Later, Xi Zhongxun, returned to senior office, repaid Mr. Hu’s support. In late 1986, after Deng Xiaoping accused Mr. Hu of failing to act forcefully against ideological laxity and student protests, Mr. Hu came under bitter attack by Deng’s loyalists and ideological conservatives. But the elder Mr. Xi stood by Mr. Hu at a meeting to criticize him.
“This is abnormal,” he said at that meeting, according to one account republished on the website dedicated to Mr. Hu. “You’ve set in motion something that will only lay the seeds of disaster for the stability and unity of the party and the country.”
Mr.
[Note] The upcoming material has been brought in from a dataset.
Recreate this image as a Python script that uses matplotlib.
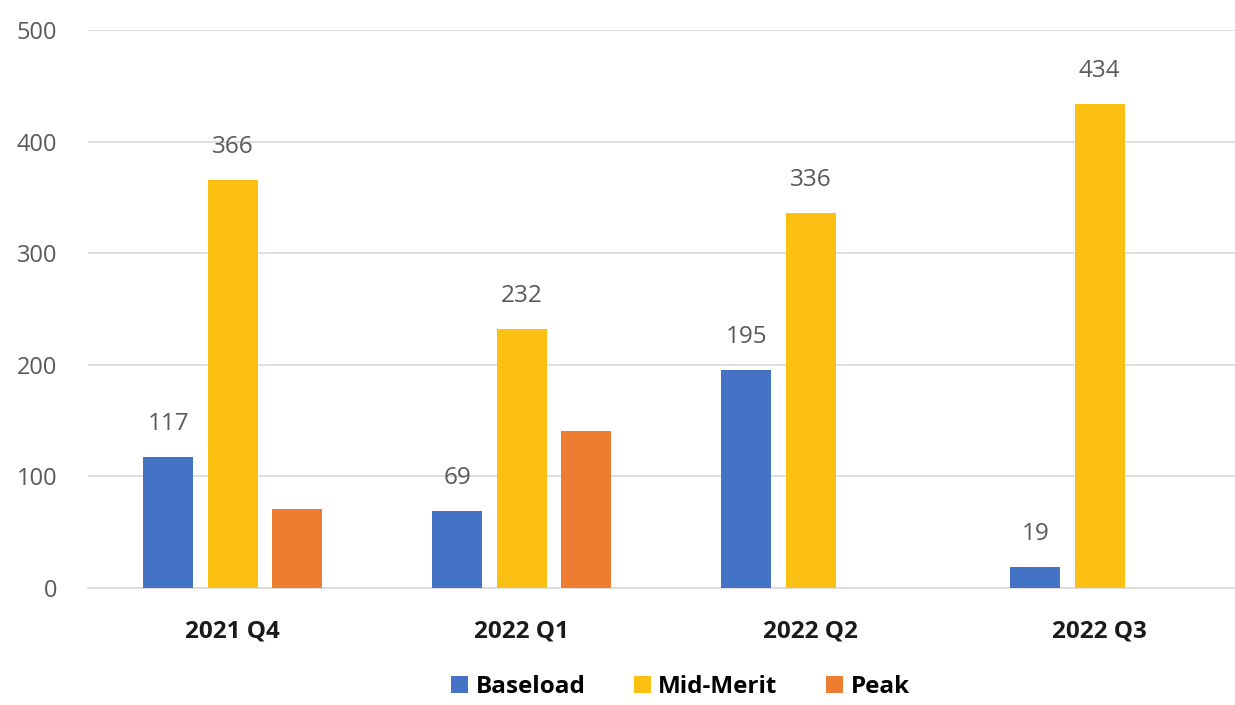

Hu endured persecution and near-death experiences in his tortuous political career, which started as a teenage “little Red devil,” joining the Communist revolutionary forces in the 1930s. He was almost executed as a suspected traitor in one of the purges that paralyzed the encircled Communist forces.
After Mao’s death in 1976 and a coup that swept aside radical supporters of the Cultural Revolution, Mr. Hu was among the cohort of party veterans who reclaimed power and began shedding the ideological and economic fetters in favor of economic and political liberalization.
Mr. Hu’s off-the-cuff pronouncements on policy exasperated even fellow reformers in the party elite. In 1984, Mr. Hu suggested that, for good hygiene, Chinese people should set aside chopsticks and shared dishes in favor of Western manners.
”We should prepare more knives and forks, buy more plates and sit around the table to eat Chinese food in the Western style, that is, each from his own plate,” he said. The idea never took off.